2 large fine gray squirrels, skinned, cleaned and cut up, 1 lb. lean corned ham, cut into dice; 1 onion; 2 blades of mace; a little cayenne; juice of a lemon; browned flour; 3 quarts of cold water; dripping; 2 tablespoonfuls of butter.

Fry squirrel and onion in the dripping to a light brown. Drain off the fat and put them into the soup-pot with the water, ham, and mace. Cover closely, and stew until the meat is in rags, and the water reduced one-third. Strain, cool, and skim; season and put over the fire. When it boils, skim well, and stir in the butter, cut up in browned flour. When it has thickened, add the lemon-juice and serve.

Fricasseed Chicken.

Clean, wash and cut up a pair of full-grown chickens. Wash, but do not soak. Put into a pot with half a pound of fat salt pork, cut very thin, and enough cold water to cover them. Heat very slowly, and cook until tender. When done add a chopped onion, with chopped parsley and pepper. Cover again, and five minutes later, stir in a great tablespoonful of butter rolled in flour. Heat in another saucepan a cup of milk; add two beaten eggs; boil one minute. Arrange the chickens upon a dish; strain the gravy; stir in the milk and eggs, and without putting again over the fire, pour over the fowls.

Boiled Rice.

Wash well in several waters.

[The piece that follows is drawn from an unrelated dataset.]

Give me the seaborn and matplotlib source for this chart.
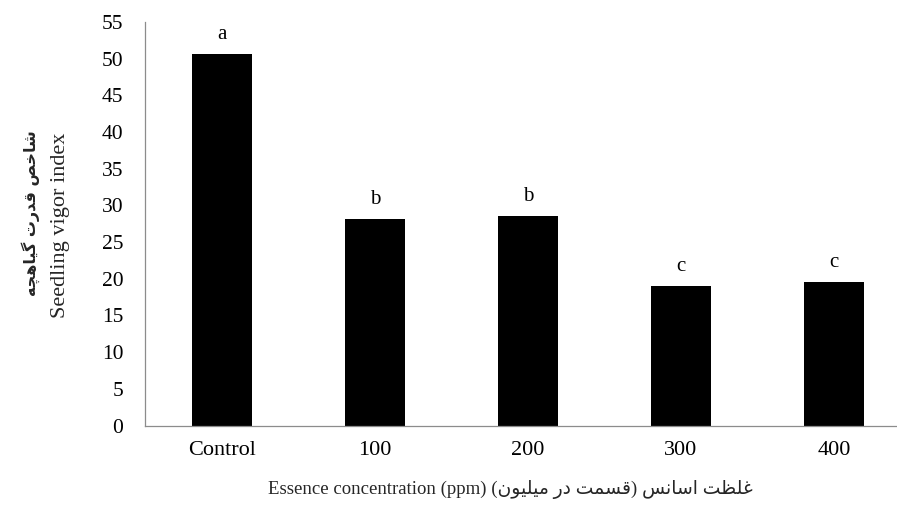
import matplotlib
matplotlib.use("Agg")
import matplotlib.pyplot as plt
import seaborn as sns
import pandas as pd

categories = ["Control", "100", "200", "300", "400"]
vigor = [50.6, 28.1, 28.5, 19.0, 19.5]
letters = ["a", "b", "b", "c", "c"]
y_ticks = list(range(0, 56, 5))

# Persian text written in presentation forms, visual order
fa_ylabel = "\uFEEA\uFB7D\uFEEB\uFE8E\uFBFF\uFB94 \uFE95\uFEAD\uFEAA\uFED7 \uFEBA\uFEA7\uFE8E\uFEB7"
en_ylabel = "Seedling vigor index"
fa_xlabel = ("(" + "\uFEE5\uFEEE\uFBFF\uFEE0\uFBFF\uFEE3" + " " + "\uFEAD\uFEA9" + " "
             + "\uFE96\uFEE4\uFEB4\uFED7" + ") " + "\uFEB2\uFEE7\uFE8E\uFEB3\uFE8D" + " "
             + "\uFE96\uFEC8\uFEE0\uFECF")
en_xlabel = "Essence concentration (ppm)"

df = pd.DataFrame({"treatment": categories, "vigor": vigor})

sns.set_theme(style="white")
plt.rcParams["font.family"] = ["Liberation Serif", "DejaVu Sans"]

fig = plt.figure(figsize=(8.97, 5.05), dpi=100)
ax = fig.add_axes([0.1622, 0.1574, 0.8528, 0.799])

sns.barplot(data=df, x="treatment", y="vigor", order=categories, color="black",
            saturation=1, width=0.39, edgecolor="none", ax=ax)

for i, (v, l) in enumerate(zip(vigor, letters)):
    ax.annotate(l, (i, v), xytext=(0, 11), textcoords="offset points",
                ha="center", va="baseline", fontsize=15, color="black")

ax.set_xlim(-0.5, 4.5)
ax.set_ylim(0, 55)
ax.set_yticks(y_ticks)
ax.set_yticklabels([str(t) for t in y_ticks])
ax.tick_params(axis="y", length=0, pad=16, labelsize=15.5, colors="black")
ax.tick_params(axis="x", length=0, pad=11, labelsize=16, colors="black")
ax.set_xlabel("")
ax.set_ylabel("")
for s in ["top", "right"]:
    ax.spines[s].set_visible(False)
for s in ["left", "bottom"]:
    ax.spines[s].set_color("#8c8c8c")
    ax.spines[s].set_linewidth(0.9)

fig.text(0.034, 0.578, fa_ylabel, rotation=90, ha="center", va="center",
         fontsize=11.5, fontweight="bold", family=["DejaVu Sans"])
fig.text(0.068, 0.554, en_ylabel, rotation=90, ha="center", va="center", fontsize=16)
fig.text(0.569, 0.030, en_xlabel + " " + fa_xlabel, ha="center", va="center",
         fontsize=13.5, family=["Liberation Serif", "DejaVu Sans"])

fig.savefig("out.png", dpi=100)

Strain a half cupful of your chicken gravy with an equal quantity of soup; add a little boiling water, and put on with the rice in a farina-kettle. When it is quite soft, and has absorbed all the broth, salt it, and stir in a little boiling milk in which has been melted a teaspoonful of butter, and a little minced parsley. Turn into a hot dish, when it has soaked up the milk, and pass grated cheese with it.

Scalloped Tomatoes.

Pare and slice fine ripe tomatoes. Put into a bake-dish with alternate layers of buttered bread-crumbs. Season each stratum of tomato with pepper, salt and sugar. Bake covered, until very hot—then, brown. The uppermost layer should be of crumbs.

Lima Beans.

See Wednesday, First Week in August.

Fruit.

Dispose to the best advantage in baskets or dishes, with a garnishing of green leaves.

Iced Coffee and Ellie’s Cake.

See Monday, Second Week in August, for Iced Coffee. For Ellie’s Cake, please consult “General Receipts, No. 1, of Common Sense in the Household Series,” page 326.